> **Do this**: Exactly reproduce the lines that run from the one containing "What seaborn and" through the one containing "ax = fig.add_axes([0.171, 0.166, 0.84, 0.811])", ends included, with no pictures.

[Entries from a dataset]

= = = = =

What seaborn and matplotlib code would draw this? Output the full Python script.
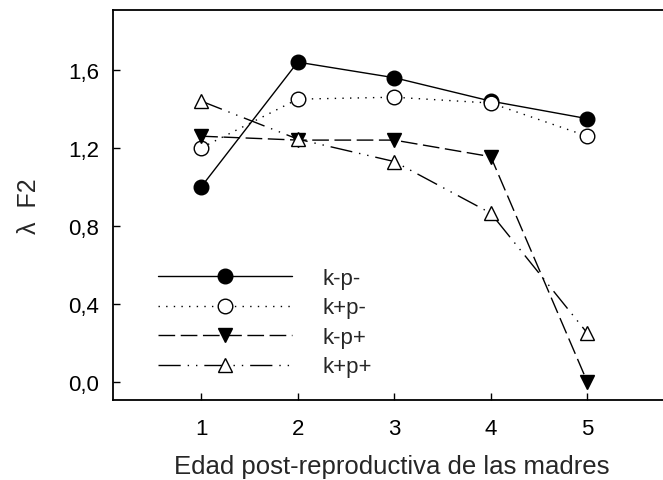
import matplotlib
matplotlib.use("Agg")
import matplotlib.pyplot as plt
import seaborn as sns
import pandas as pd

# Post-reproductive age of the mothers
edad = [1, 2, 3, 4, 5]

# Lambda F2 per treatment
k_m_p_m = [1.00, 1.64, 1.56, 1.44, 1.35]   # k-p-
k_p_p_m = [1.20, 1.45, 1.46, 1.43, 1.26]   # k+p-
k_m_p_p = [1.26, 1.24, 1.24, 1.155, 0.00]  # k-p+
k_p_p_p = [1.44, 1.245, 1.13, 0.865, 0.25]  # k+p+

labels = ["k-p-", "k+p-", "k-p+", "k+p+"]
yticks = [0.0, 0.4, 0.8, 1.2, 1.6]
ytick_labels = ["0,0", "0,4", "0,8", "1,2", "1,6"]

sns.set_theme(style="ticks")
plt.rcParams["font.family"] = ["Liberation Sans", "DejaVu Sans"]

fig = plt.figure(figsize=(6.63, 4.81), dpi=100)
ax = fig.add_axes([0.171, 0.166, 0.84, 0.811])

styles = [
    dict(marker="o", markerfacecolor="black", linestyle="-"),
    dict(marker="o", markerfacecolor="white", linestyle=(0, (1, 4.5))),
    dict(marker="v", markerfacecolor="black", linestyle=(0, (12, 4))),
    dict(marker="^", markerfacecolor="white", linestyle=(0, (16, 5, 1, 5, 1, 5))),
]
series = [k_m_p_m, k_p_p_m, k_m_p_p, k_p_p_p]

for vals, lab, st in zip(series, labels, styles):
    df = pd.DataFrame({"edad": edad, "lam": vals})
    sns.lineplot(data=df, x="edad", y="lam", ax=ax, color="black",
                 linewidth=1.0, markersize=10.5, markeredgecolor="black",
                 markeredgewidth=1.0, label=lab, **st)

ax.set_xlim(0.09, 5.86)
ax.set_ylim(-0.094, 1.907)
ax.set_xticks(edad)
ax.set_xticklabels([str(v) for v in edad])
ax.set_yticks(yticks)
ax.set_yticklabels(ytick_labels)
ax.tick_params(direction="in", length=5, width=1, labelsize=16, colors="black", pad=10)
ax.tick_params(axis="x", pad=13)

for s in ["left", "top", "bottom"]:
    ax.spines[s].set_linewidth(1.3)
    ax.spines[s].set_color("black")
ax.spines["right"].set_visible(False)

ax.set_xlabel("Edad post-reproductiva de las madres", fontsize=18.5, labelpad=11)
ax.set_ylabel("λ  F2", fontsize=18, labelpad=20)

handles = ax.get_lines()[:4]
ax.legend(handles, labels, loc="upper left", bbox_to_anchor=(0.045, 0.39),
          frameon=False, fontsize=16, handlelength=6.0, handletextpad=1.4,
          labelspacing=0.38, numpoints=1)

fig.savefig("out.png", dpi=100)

= = = = =

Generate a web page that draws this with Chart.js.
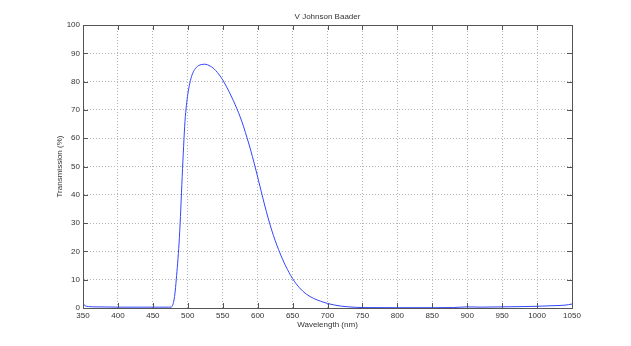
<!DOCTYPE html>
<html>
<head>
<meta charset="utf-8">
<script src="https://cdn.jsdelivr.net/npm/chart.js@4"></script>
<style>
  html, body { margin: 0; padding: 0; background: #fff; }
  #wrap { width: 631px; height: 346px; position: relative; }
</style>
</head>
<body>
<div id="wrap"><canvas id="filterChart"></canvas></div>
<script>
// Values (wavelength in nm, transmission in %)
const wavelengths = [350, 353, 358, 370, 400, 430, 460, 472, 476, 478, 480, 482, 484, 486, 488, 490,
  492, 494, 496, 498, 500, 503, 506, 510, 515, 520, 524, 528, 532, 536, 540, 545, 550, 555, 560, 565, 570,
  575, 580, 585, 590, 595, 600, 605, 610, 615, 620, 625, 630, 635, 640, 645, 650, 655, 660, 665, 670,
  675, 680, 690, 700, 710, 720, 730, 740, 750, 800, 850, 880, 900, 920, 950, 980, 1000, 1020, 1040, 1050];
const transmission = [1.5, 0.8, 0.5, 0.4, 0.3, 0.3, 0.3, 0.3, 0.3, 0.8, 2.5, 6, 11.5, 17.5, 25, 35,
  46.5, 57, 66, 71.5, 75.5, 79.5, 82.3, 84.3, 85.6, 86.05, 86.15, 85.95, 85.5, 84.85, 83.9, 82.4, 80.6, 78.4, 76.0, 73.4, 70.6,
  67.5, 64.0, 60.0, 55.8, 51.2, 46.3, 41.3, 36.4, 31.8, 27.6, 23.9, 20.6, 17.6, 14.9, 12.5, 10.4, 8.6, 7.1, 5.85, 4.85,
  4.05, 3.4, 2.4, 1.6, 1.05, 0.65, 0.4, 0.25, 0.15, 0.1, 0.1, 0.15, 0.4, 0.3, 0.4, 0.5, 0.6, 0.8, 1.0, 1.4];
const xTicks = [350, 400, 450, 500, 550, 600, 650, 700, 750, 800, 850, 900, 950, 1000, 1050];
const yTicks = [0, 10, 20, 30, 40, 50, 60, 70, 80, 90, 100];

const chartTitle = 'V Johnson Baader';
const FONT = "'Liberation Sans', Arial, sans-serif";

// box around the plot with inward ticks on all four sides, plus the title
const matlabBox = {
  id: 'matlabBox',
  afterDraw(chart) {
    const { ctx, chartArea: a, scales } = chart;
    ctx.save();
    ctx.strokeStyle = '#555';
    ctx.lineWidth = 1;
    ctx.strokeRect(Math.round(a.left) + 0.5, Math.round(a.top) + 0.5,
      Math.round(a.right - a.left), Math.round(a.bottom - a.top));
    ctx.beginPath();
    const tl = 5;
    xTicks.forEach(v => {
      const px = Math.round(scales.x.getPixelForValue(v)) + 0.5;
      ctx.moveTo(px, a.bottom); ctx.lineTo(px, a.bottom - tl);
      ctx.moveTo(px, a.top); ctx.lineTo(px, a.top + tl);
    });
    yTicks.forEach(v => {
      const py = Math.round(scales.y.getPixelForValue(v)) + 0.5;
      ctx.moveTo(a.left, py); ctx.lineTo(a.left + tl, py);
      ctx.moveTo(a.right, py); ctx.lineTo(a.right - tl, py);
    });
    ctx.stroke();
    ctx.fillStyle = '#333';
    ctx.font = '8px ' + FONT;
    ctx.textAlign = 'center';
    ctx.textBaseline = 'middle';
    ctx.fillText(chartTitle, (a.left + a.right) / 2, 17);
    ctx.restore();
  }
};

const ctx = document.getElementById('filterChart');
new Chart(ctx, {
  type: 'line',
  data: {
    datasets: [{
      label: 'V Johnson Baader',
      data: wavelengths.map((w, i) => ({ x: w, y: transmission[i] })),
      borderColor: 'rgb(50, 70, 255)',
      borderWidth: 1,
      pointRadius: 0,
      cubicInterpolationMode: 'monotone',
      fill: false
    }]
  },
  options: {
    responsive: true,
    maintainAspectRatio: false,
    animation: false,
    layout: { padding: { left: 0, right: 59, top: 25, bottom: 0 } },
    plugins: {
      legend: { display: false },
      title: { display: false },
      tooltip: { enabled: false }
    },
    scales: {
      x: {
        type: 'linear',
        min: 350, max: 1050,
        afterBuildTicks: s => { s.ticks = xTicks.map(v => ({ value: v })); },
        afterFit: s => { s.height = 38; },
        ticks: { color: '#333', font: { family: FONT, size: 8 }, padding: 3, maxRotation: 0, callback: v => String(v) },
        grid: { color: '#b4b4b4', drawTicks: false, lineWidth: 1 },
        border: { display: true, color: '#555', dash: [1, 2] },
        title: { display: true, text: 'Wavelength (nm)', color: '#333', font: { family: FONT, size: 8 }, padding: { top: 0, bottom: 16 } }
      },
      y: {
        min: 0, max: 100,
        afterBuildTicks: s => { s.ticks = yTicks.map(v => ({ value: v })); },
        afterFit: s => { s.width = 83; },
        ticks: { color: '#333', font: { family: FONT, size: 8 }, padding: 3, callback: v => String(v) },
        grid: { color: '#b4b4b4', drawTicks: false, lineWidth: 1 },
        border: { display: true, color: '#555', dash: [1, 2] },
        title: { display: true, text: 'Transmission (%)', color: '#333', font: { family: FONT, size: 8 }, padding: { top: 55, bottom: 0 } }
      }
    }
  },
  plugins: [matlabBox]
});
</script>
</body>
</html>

= = = = =

> **Full output**:
What seaborn and matplotlib code would draw this? Output the full Python script.
import matplotlib
matplotlib.use("Agg")
import matplotlib.pyplot as plt
import seaborn as sns
import pandas as pd

# Post-reproductive age of the mothers
edad = [1, 2, 3, 4, 5]

# Lambda F2 per treatment
k_m_p_m = [1.00, 1.64, 1.56, 1.44, 1.35]   # k-p-
k_p_p_m = [1.20, 1.45, 1.46, 1.43, 1.26]   # k+p-
k_m_p_p = [1.26, 1.24, 1.24, 1.155, 0.00]  # k-p+
k_p_p_p = [1.44, 1.245, 1.13, 0.865, 0.25]  # k+p+

labels = ["k-p-", "k+p-", "k-p+", "k+p+"]
yticks = [0.0, 0.4, 0.8, 1.2, 1.6]
ytick_labels = ["0,0", "0,4", "0,8", "1,2", "1,6"]

sns.set_theme(style="ticks")
plt.rcParams["font.family"] = ["Liberation Sans", "DejaVu Sans"]

fig = plt.figure(figsize=(6.63, 4.81), dpi=100)
ax = fig.add_axes([0.171, 0.166, 0.84, 0.811])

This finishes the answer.